# Data shown start
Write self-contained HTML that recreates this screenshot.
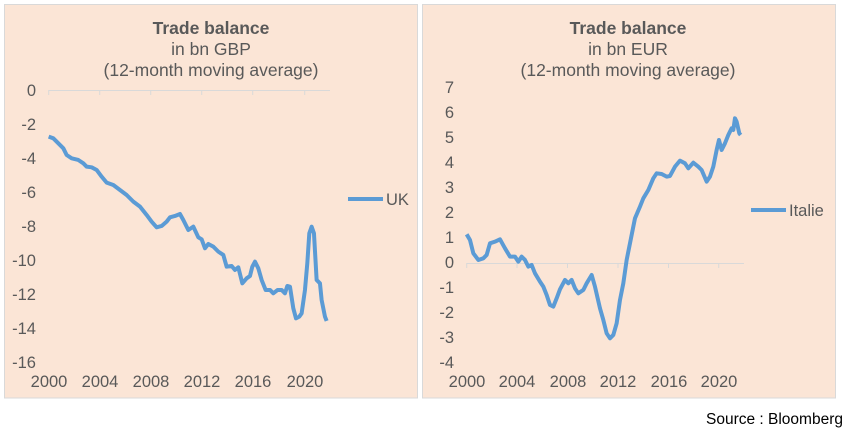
<!DOCTYPE html>
<html><head><style>
body{margin:0;background:#fff;width:847px;height:432px;overflow:hidden}
svg text{font-family:"Liberation Sans",Arial,sans-serif;fill:#595959}
</style></head><body>
<svg width="847" height="432" xmlns="http://www.w3.org/2000/svg">
<rect x="4.5" y="4.5" width="413" height="393.5" fill="#FBE5D6" stroke="#d9d9d9"/>
<rect x="422.5" y="4.5" width="413" height="393.5" fill="#FBE5D6" stroke="#d9d9d9"/>
<g text-anchor="middle" font-size="17.5">
<text x="211" y="34" font-weight="bold">Trade balance</text>
<text x="211" y="55">in bn GBP</text>
<text x="211" y="76">(12-month moving average)</text>
<text x="628" y="34" font-weight="bold">Trade balance</text>
<text x="628" y="55">in bn EUR</text>
<text x="628" y="76">(12-month moving average)</text>
</g>
<g stroke="#d9d9d9" stroke-width="1">
<line x1="48.7" y1="90.5" x2="330" y2="90.5"/>
<line x1="48.7" y1="90" x2="48.7" y2="95"/><line x1="99.7" y1="90" x2="99.7" y2="95"/><line x1="150.7" y1="90" x2="150.7" y2="95"/><line x1="201.7" y1="90" x2="201.7" y2="95"/><line x1="252.7" y1="90" x2="252.7" y2="95"/><line x1="304.7" y1="90" x2="304.7" y2="95"/>
</g>
<g font-size="16.5" text-anchor="end">
<text x="36" y="96">0</text><text x="36" y="130">-2</text><text x="36" y="164">-4</text><text x="36" y="198">-6</text><text x="36" y="232">-8</text><text x="36" y="266">-10</text><text x="36" y="300">-12</text><text x="36" y="334">-14</text><text x="36" y="368">-16</text>
</g>
<g font-size="16.5" text-anchor="middle">
<text x="49" y="387">2000</text><text x="100" y="387">2004</text><text x="151" y="387">2008</text><text x="202" y="387">2012</text><text x="253" y="387">2016</text><text x="305" y="387">2020</text>
</g>
<g transform="scale(0.3333)">
<polyline fill="none" stroke="#5B9BD5" stroke-width="12" stroke-linejoin="round" points="146,410 160,415 175,430 190,445 200,465 215,475 235,480 250,490 260,500 275,502 290,510 305,530 320,548 340,555 360,570 380,585 400,605 420,620 440,645 455,665 470,682 485,678 500,665 510,652 525,648 540,642 550,660 565,690 580,680 595,712 605,718 615,745 625,732 640,740 655,755 670,765 680,800 695,798 705,810 715,802 727,850 740,835 750,828 757,800 765,785 775,805 785,840 797,870 810,870 820,880 833,870 845,870 855,880 862,858 870,860 880,925 888,955 898,950 905,940 915,870 922,790 928,700 935,680 942,700 950,840 960,850 965,900 975,950 980,963"/>
</g>
<line x1="348" y1="199" x2="383" y2="199" stroke="#5B9BD5" stroke-width="4"/>
<text x="386" y="205" font-size="16.5">UK</text>
<g stroke="#d9d9d9" stroke-width="1">
<line x1="466.7" y1="263.5" x2="744" y2="263.5"/>
<line x1="466.7" y1="263" x2="466.7" y2="268"/><line x1="517" y1="263" x2="517" y2="268"/><line x1="567.5" y1="263" x2="567.5" y2="268"/><line x1="618" y1="263" x2="618" y2="268"/><line x1="668.5" y1="263" x2="668.5" y2="268"/><line x1="718.7" y1="263" x2="718.7" y2="268"/>
</g>
<g font-size="16.5" text-anchor="end">
<text x="454" y="93">7</text><text x="454" y="118">6</text><text x="454" y="143">5</text><text x="454" y="168">4</text><text x="454" y="193">3</text><text x="454" y="218">2</text><text x="454" y="243">1</text><text x="454" y="268">0</text><text x="454" y="293">-1</text><text x="454" y="318">-2</text><text x="454" y="343">-3</text><text x="454" y="368">-4</text>
</g>
<g font-size="16.5" text-anchor="middle">
<text x="467" y="387">2000</text><text x="517" y="387">2004</text><text x="568" y="387">2008</text><text x="618" y="387">2012</text><text x="669" y="387">2016</text><text x="719" y="387">2020</text>
</g>
<g transform="translate(420,0) scale(0.3333)">
<polyline fill="none" stroke="#5B9BD5" stroke-width="12" stroke-linejoin="round" points="140,703 150,720 160,760 175,780 190,775 200,765 210,730 225,725 240,718 255,745 270,770 285,770 295,785 305,770 315,780 325,800 335,795 345,820 360,845 370,860 380,885 390,915 400,920 410,895 420,868 435,840 445,850 455,840 465,865 475,880 490,870 500,850 515,825 525,860 540,925 550,960 560,1000 570,1015 580,1005 590,970 600,900 610,850 620,780 630,730 645,655 660,620 670,595 685,570 700,535 710,520 725,522 740,530 750,528 765,500 780,482 795,490 805,505 820,488 835,500 845,510 860,545 870,530 880,500 890,450 897,420 905,450 915,430 925,405 935,385 940,390 945,355 950,365 958,400 962,405"/>
</g>
<line x1="751" y1="210" x2="786" y2="210" stroke="#5B9BD5" stroke-width="4"/>
<text x="789" y="216" font-size="16.5">Italie</text>
<text x="843" y="424" font-size="15.5" text-anchor="end" style="fill:#000">Source : Bloomberg</text>
</svg>
</body></html>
# Data shown end
Write out each line of the data exactly; the images should be left out.

§ Completed exercise
Write self-contained HTML that recreates this screenshot.
<!DOCTYPE html>
<html><head><style>
body{margin:0;background:#fff;width:847px;height:432px;overflow:hidden}
svg text{font-family:"Liberation Sans",Arial,sans-serif;fill:#595959}
</style></head><body>
<svg width="847" height="432" xmlns="http://www.w3.org/2000/svg">
<rect x="4.5" y="4.5" width="413" height="393.5" fill="#FBE5D6" stroke="#d9d9d9"/>
<rect x="422.5" y="4.5" width="413" height="393.5" fill="#FBE5D6" stroke="#d9d9d9"/>
<g text-anchor="middle" font-size="17.5">
<text x="211" y="34" font-weight="bold">Trade balance</text>
<text x="211" y="55">in bn GBP</text>
<text x="211" y="76">(12-month moving average)</text>
<text x="628" y="34" font-weight="bold">Trade balance</text>
<text x="628" y="55">in bn EUR</text>
<text x="628" y="76">(12-month moving average)</text>
</g>
<g stroke="#d9d9d9" stroke-width="1">
<line x1="48.7" y1="90.5" x2="330" y2="90.5"/>
<line x1="48.7" y1="90" x2="48.7" y2="95"/><line x1="99.7" y1="90" x2="99.7" y2="95"/><line x1="150.7" y1="90" x2="150.7" y2="95"/><line x1="201.7" y1="90" x2="201.7" y2="95"/><line x1="252.7" y1="90" x2="252.7" y2="95"/><line x1="304.7" y1="90" x2="304.7" y2="95"/>
</g>
<g font-size="16.5" text-anchor="end">
<text x="36" y="96">0</text><text x="36" y="130">-2</text><text x="36" y="164">-4</text><text x="36" y="198">-6</text><text x="36" y="232">-8</text><text x="36" y="266">-10</text><text x="36" y="300">-12</text><text x="36" y="334">-14</text><text x="36" y="368">-16</text>
</g>
<g font-size="16.5" text-anchor="middle">
<text x="49" y="387">2000</text><text x="100" y="387">2004</text><text x="151" y="387">2008</text><text x="202" y="387">2012</text><text x="253" y="387">2016</text><text x="305" y="387">2020</text>
</g>
<g transform="scale(0.3333)">
<polyline fill="none" stroke="#5B9BD5" stroke-width="12" stroke-linejoin="round" points="146,410 160,415 175,430 190,445 200,465 215,475 235,480 250,490 260,500 275,502 290,510 305,530 320,548 340,555 360,570 380,585 400,605 420,620 440,645 455,665 470,682 485,678 500,665 510,652 525,648 540,642 550,660 565,690 580,680 595,712 605,718 615,745 625,732 640,740 655,755 670,765 680,800 695,798 705,810 715,802 727,850 740,835 750,828 757,800 765,785 775,805 785,840 797,870 810,870 820,880 833,870 845,870 855,880 862,858 870,860 880,925 888,955 898,950 905,940 915,870 922,790 928,700 935,680 942,700 950,840 960,850 965,900 975,950 980,963"/>
</g>
<line x1="348" y1="199" x2="383" y2="199" stroke="#5B9BD5" stroke-width="4"/>
<text x="386" y="205" font-size="16.5">UK</text>
<g stroke="#d9d9d9" stroke-width="1">
<line x1="466.7" y1="263.5" x2="744" y2="263.5"/>
<line x1="466.7" y1="263" x2="466.7" y2="268"/><line x1="517" y1="263" x2="517" y2="268"/><line x1="567.5" y1="263" x2="567.5" y2="268"/><line x1="618" y1="263" x2="618" y2="268"/><line x1="668.5" y1="263" x2="668.5" y2="268"/><line x1="718.7" y1="263" x2="718.7" y2="268"/>
</g>
<g font-size="16.5" text-anchor="end">
<text x="454" y="93">7</text><text x="454" y="118">6</text><text x="454" y="143">5</text><text x="454" y="168">4</text><text x="454" y="193">3</text><text x="454" y="218">2</text><text x="454" y="243">1</text><text x="454" y="268">0</text><text x="454" y="293">-1</text><text x="454" y="318">-2</text><text x="454" y="343">-3</text><text x="454" y="368">-4</text>
</g>
<g font-size="16.5" text-anchor="middle">
<text x="467" y="387">2000</text><text x="517" y="387">2004</text><text x="568" y="387">2008</text><text x="618" y="387">2012</text><text x="669" y="387">2016</text><text x="719" y="387">2020</text>
</g>
<g transform="translate(420,0) scale(0.3333)">
<polyline fill="none" stroke="#5B9BD5" stroke-width="12" stroke-linejoin="round" points="140,703 150,720 160,760 175,780 190,775 200,765 210,730 225,725 240,718 255,745 270,770 285,770 295,785 305,770 315,780 325,800 335,795 345,820 360,845 370,860 380,885 390,915 400,920 410,895 420,868 435,840 445,850 455,840 465,865 475,880 490,870 500,850 515,825 525,860 540,925 550,960 560,1000 570,1015 580,1005 590,970 600,900 610,850 620,780 630,730 645,655 660,620 670,595 685,570 700,535 710,520 725,522 740,530 750,528 765,500 780,482 795,490 805,505 820,488 835,500 845,510 860,545 870,530 880,500 890,450 897,420 905,450 915,430 925,405 935,385 940,390 945,355 950,365 958,400 962,405"/>
</g>
<line x1="751" y1="210" x2="786" y2="210" stroke="#5B9BD5" stroke-width="4"/>
<text x="789" y="216" font-size="16.5">Italie</text>
<text x="843" y="424" font-size="15.5" text-anchor="end" style="fill:#000">Source : Bloomberg</text>
</svg>
</body></html>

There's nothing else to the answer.